* [What to produce]: Keep the images out and copy every entry below exactly.

═══ Raw data ═══

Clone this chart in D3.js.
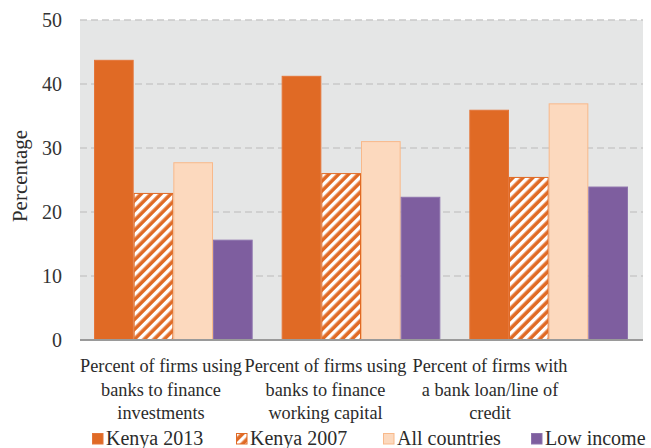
<!DOCTYPE html>
<html>
<head>
<meta charset="utf-8">
<script src="https://cdn.jsdelivr.net/npm/d3@7"></script>
<style>
  body { margin: 0; background: #fff; }
</style>
</head>
<body>
<div id="chart"></div>
<script>
// data
var categories = [
    ["Percent of firms using", "banks to finance", "investments"],
    ["Percent of firms using", "banks to finance", "working capital"],
    ["Percent of firms with", "a bank loan/line of", "credit"]
];
var seriesNames = ["Kenya 2013", "Kenya 2007", "All countries", "Low income"];
var kenya2013 = [43.7, 41.2, 35.9];
var kenya2007 = [22.9, 26.0, 25.4];
var allCountries = [27.7, 31.0, 36.9];
var lowIncome = [15.6, 22.3, 23.9];
var yTicks = [0, 10, 20, 30, 40, 50];

var seriesValues = [kenya2013, kenya2007, allCountries, lowIncome];

var FONT = "'Liberation Serif', 'Times New Roman', serif";
var TEXT_COLOR = "#2b2b2b";

var width = 651, height = 448;
var margin = { top: 20, right: 8, bottom: 108, left: 80 };
var innerW = width - margin.left - margin.right;
var innerH = height - margin.top - margin.bottom;

var svg = d3.select("#chart").append("svg")
    .attr("width", width)
    .attr("height", height)
    .attr("font-family", FONT);

// hatch pattern for Kenya 2007
var defs = svg.append("defs");
var pat = defs.append("pattern")
    .attr("id", "hatch")
    .attr("patternUnits", "userSpaceOnUse")
    .attr("width", 7)
    .attr("height", 7)
    .attr("patternTransform", "rotate(45)");
pat.append("rect").attr("width", 7).attr("height", 7).attr("fill", "#E06A25");
pat.append("rect").attr("width", 3.4).attr("height", 7).attr("fill", "#ffffff");

var styles = [
    { fill: "#E06A25", stroke: "#E4763A" },
    { fill: "url(#hatch)", stroke: "#E06A25" },
    { fill: "#FCD9BE", stroke: "#F8B98B" },
    { fill: "#7E5E9F", stroke: "#8E74AD" }
];

var g = svg.append("g")
    .attr("transform", "translate(" + margin.left + "," + margin.top + ")");

g.append("rect")
    .attr("width", innerW)
    .attr("height", innerH)
    .attr("fill", "#E5E6E6");

var x0 = d3.scaleBand()
    .domain(d3.range(categories.length))
    .range([0, innerW])
    .paddingInner(0)
    .paddingOuter(0);

var x1 = d3.scaleBand()
    .domain(d3.range(seriesNames.length))
    .range([14, x0.bandwidth() - 15])
    .padding(0);

// the category labels sit a bit to the left of the bands in the original
var xLabel = d3.scalePoint()
    .domain(d3.range(categories.length))
    .range([81, 410]);

var y = d3.scaleLinear()
    .domain([0, 50])
    .range([innerH, 0]);

// gridlines
g.selectAll(".grid")
    .data(yTicks.filter(function(d) { return d > 0; }))
    .enter().append("line")
    .attr("class", "grid")
    .attr("x1", 0)
    .attr("x2", innerW)
    .attr("y1", function(d) { return y(d); })
    .attr("y2", function(d) { return y(d); })
    .attr("stroke", "#C9C9C9")
    .attr("stroke-width", 1.5)
    .attr("stroke-dasharray", "7,4");

// bars
var groups = g.selectAll(".group")
    .data(categories)
    .enter().append("g")
    .attr("class", "group")
    .attr("transform", function(d, i) { return "translate(" + x0(i) + ",0)"; });

groups.selectAll("rect")
    .data(function(d, i) {
        return seriesValues.map(function(vals, s) { return { s: s, v: vals[i] }; });
    })
    .enter().append("rect")
    .attr("x", function(d) { return x1(d.s) + 0.5; })
    .attr("width", x1.bandwidth() - 1)
    .attr("y", function(d) { return y(d.v); })
    .attr("height", function(d) { return innerH - y(d.v); })
    .attr("fill", function(d) { return styles[d.s].fill; })
    .attr("stroke", function(d) { return styles[d.s].stroke; })
    .attr("stroke-width", 1);

// baseline
g.append("line")
    .attr("x1", 0)
    .attr("x2", innerW)
    .attr("y1", innerH)
    .attr("y2", innerH)
    .attr("stroke", "#9A9A9A")
    .attr("stroke-width", 2);

// y axis labels
var yAxis = d3.axisLeft(y).tickValues(yTicks).tickSize(0).tickPadding(18);
var yG = g.append("g")
    .attr("class", "y-axis")
    .call(yAxis)
    .attr("font-family", FONT)
    .attr("font-size", 20);
yG.select(".domain").remove();
yG.selectAll("text")
    .attr("font-family", FONT)
    .attr("fill", "#333");

svg.append("text")
    .attr("transform", "translate(27," + (margin.top + 156) + ") rotate(-90)")
    .attr("text-anchor", "middle")
    .attr("font-family", FONT)
    .attr("font-size", 21)
    .attr("fill", TEXT_COLOR)
    .text("Percentage");

// category labels
var catLabels = g.selectAll(".cat")
    .data(categories)
    .enter().append("text")
    .attr("class", "cat")
    .attr("text-anchor", "middle")
    .attr("font-family", FONT)
    .attr("font-size", 18.3)
    .attr("fill", TEXT_COLOR)
    .attr("transform", function(d, i) {
        return "translate(" + xLabel(i) + "," + (innerH + 32) + ")";
    });

catLabels.selectAll("tspan")
    .data(function(d) { return d; })
    .enter().append("tspan")
    .attr("x", 0)
    .attr("y", function(d, i) { return i * 23.7; })
    .text(function(d) { return d; });

// legend
var legendX = [92, 236, 383, 531];
var legend = svg.selectAll(".legend")
    .data(seriesNames)
    .enter().append("g")
    .attr("class", "legend")
    .attr("transform", function(d, i) { return "translate(" + legendX[i] + ",433)"; });

legend.append("rect")
    .attr("x", 0.5)
    .attr("y", 0.5)
    .attr("width", 10.5)
    .attr("height", 10.5)
    .attr("fill", function(d, i) { return styles[i].fill; })
    .attr("stroke", function(d, i) { return styles[i].stroke; });

legend.append("text")
    .attr("x", 14)
    .attr("y", 12)
    .attr("font-family", FONT)
    .attr("font-size", 20)
    .attr("fill", TEXT_COLOR)
    .text(function(d) { return d; });
</script>
</body>
</html>
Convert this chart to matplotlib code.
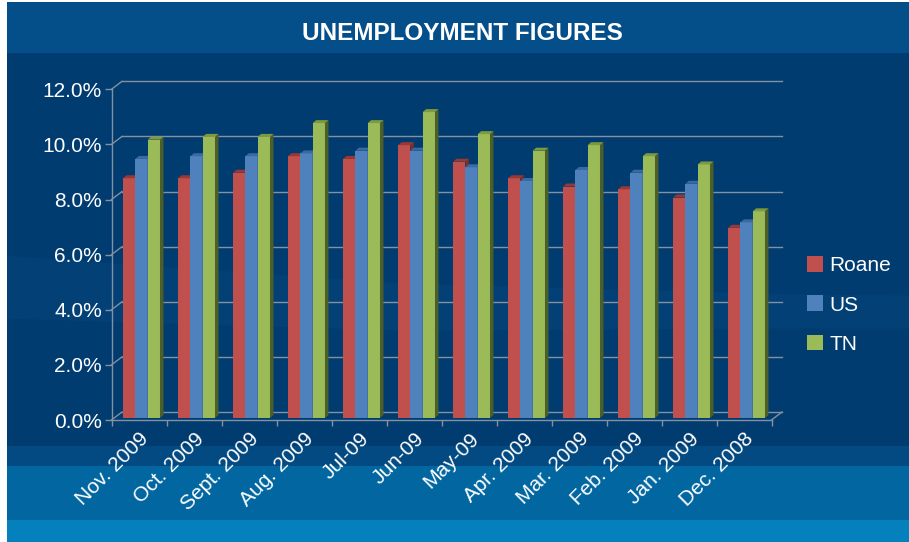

═══

* [Reply]:
Clone this chart in D3.js.
<!DOCTYPE html>
<html>
<head>
<meta charset="utf-8">
<script src="https://cdn.jsdelivr.net/npm/d3@7"></script>
<style>
  body { margin: 0; background: #fff; }
</style>
</head>
<body>
<div id="chart"></div>
<script>
// data
var categories = [
    ["Percent of firms using", "banks to finance", "investments"],
    ["Percent of firms using", "banks to finance", "working capital"],
    ["Percent of firms with", "a bank loan/line of", "credit"]
];
var seriesNames = ["Kenya 2013", "Kenya 2007", "All countries", "Low income"];
var kenya2013 = [43.7, 41.2, 35.9];
var kenya2007 = [22.9, 26.0, 25.4];
var allCountries = [27.7, 31.0, 36.9];
var lowIncome = [15.6, 22.3, 23.9];
var yTicks = [0, 10, 20, 30, 40, 50];

var seriesValues = [kenya2013, kenya2007, allCountries, lowIncome];

var FONT = "'Liberation Serif', 'Times New Roman', serif";
var TEXT_COLOR = "#2b2b2b";

var width = 651, height = 448;
var margin = { top: 20, right: 8, bottom: 108, left: 80 };
var innerW = width - margin.left - margin.right;
var innerH = height - margin.top - margin.bottom;

var svg = d3.select("#chart").append("svg")
    .attr("width", width)
    .attr("height", height)
    .attr("font-family", FONT);

// hatch pattern for Kenya 2007
var defs = svg.append("defs");
var pat = defs.append("pattern")
    .attr("id", "hatch")
    .attr("patternUnits", "userSpaceOnUse")
    .attr("width", 7)
    .attr("height", 7)
    .attr("patternTransform", "rotate(45)");
pat.append("rect").attr("width", 7).attr("height", 7).attr("fill", "#E06A25");
pat.append("rect").attr("width", 3.4).attr("height", 7).attr("fill", "#ffffff");

var styles = [
    { fill: "#E06A25", stroke: "#E4763A" },
    { fill: "url(#hatch)", stroke: "#E06A25" },
    { fill: "#FCD9BE", stroke: "#F8B98B" },
    { fill: "#7E5E9F", stroke: "#8E74AD" }
];

var g = svg.append("g")
    .attr("transform", "translate(" + margin.left + "," + margin.top + ")");

g.append("rect")
    .attr("width", innerW)
    .attr("height", innerH)
    .attr("fill", "#E5E6E6");

var x0 = d3.scaleBand()
    .domain(d3.range(categories.length))
    .range([0, innerW])
    .paddingInner(0)
    .paddingOuter(0);

var x1 = d3.scaleBand()
    .domain(d3.range(seriesNames.length))
    .range([14, x0.bandwidth() - 15])
    .padding(0);

// the category labels sit a bit to the left of the bands in the original
var xLabel = d3.scalePoint()
    .domain(d3.range(categories.length))
    .range([81, 410]);

var y = d3.scaleLinear()
    .domain([0, 50])
    .range([innerH, 0]);

// gridlines
g.selectAll(".grid")
    .data(yTicks.filter(function(d) { return d > 0; }))
    .enter().append("line")
    .attr("class", "grid")
    .attr("x1", 0)
    .attr("x2", innerW)
    .attr("y1", function(d) { return y(d); })
    .attr("y2", function(d) { return y(d); })
    .attr("stroke", "#C9C9C9")
    .attr("stroke-width", 1.5)
    .attr("stroke-dasharray", "7,4");

// bars
var groups = g.selectAll(".group")
    .data(categories)
    .enter().append("g")
    .attr("class", "group")
    .attr("transform", function(d, i) { return "translate(" + x0(i) + ",0)"; });

groups.selectAll("rect")
    .data(function(d, i) {
        return seriesValues.map(function(vals, s) { return { s: s, v: vals[i] }; });
    })
    .enter().append("rect")
    .attr("x", function(d) { return x1(d.s) + 0.5; })
    .attr("width", x1.bandwidth() - 1)
    .attr("y", function(d) { return y(d.v); })
    .attr("height", function(d) { return innerH - y(d.v); })
    .attr("fill", function(d) { return styles[d.s].fill; })
    .attr("stroke", function(d) { return styles[d.s].stroke; })
    .attr("stroke-width", 1);

// baseline
g.append("line")
    .attr("x1", 0)
    .attr("x2", innerW)
    .attr("y1", innerH)
    .attr("y2", innerH)
    .attr("stroke", "#9A9A9A")
    .attr("stroke-width", 2);

// y axis labels
var yAxis = d3.axisLeft(y).tickValues(yTicks).tickSize(0).tickPadding(18);
var yG = g.append("g")
    .attr("class", "y-axis")
    .call(yAxis)
    .attr("font-family", FONT)
    .attr("font-size", 20);
yG.select(".domain").remove();
yG.selectAll("text")
    .attr("font-family", FONT)
    .attr("fill", "#333");

svg.append("text")
    .attr("transform", "translate(27," + (margin.top + 156) + ") rotate(-90)")
    .attr("text-anchor", "middle")
    .attr("font-family", FONT)
    .attr("font-size", 21)
    .attr("fill", TEXT_COLOR)
    .text("Percentage");

// category labels
var catLabels = g.selectAll(".cat")
    .data(categories)
    .enter().append("text")
    .attr("class", "cat")
    .attr("text-anchor", "middle")
    .attr("font-family", FONT)
    .attr("font-size", 18.3)
    .attr("fill", TEXT_COLOR)
    .attr("transform", function(d, i) {
        return "translate(" + xLabel(i) + "," + (innerH + 32) + ")";
    });

catLabels.selectAll("tspan")
    .data(function(d) { return d; })
    .enter().append("tspan")
    .attr("x", 0)
    .attr("y", function(d, i) { return i * 23.7; })
    .text(function(d) { return d; });

// legend
var legendX = [92, 236, 383, 531];
var legend = svg.selectAll(".legend")
    .data(seriesNames)
    .enter().append("g")
    .attr("class", "legend")
    .attr("transform", function(d, i) { return "translate(" + legendX[i] + ",433)"; });

legend.append("rect")
    .attr("x", 0.5)
    .attr("y", 0.5)
    .attr("width", 10.5)
    .attr("height", 10.5)
    .attr("fill", function(d, i) { return styles[i].fill; })
    .attr("stroke", function(d, i) { return styles[i].stroke; });

legend.append("text")
    .attr("x", 14)
    .attr("y", 12)
    .attr("font-family", FONT)
    .attr("font-size", 20)
    .attr("fill", TEXT_COLOR)
    .text(function(d) { return d; });
</script>
</body>
</html>
Convert this chart to matplotlib code.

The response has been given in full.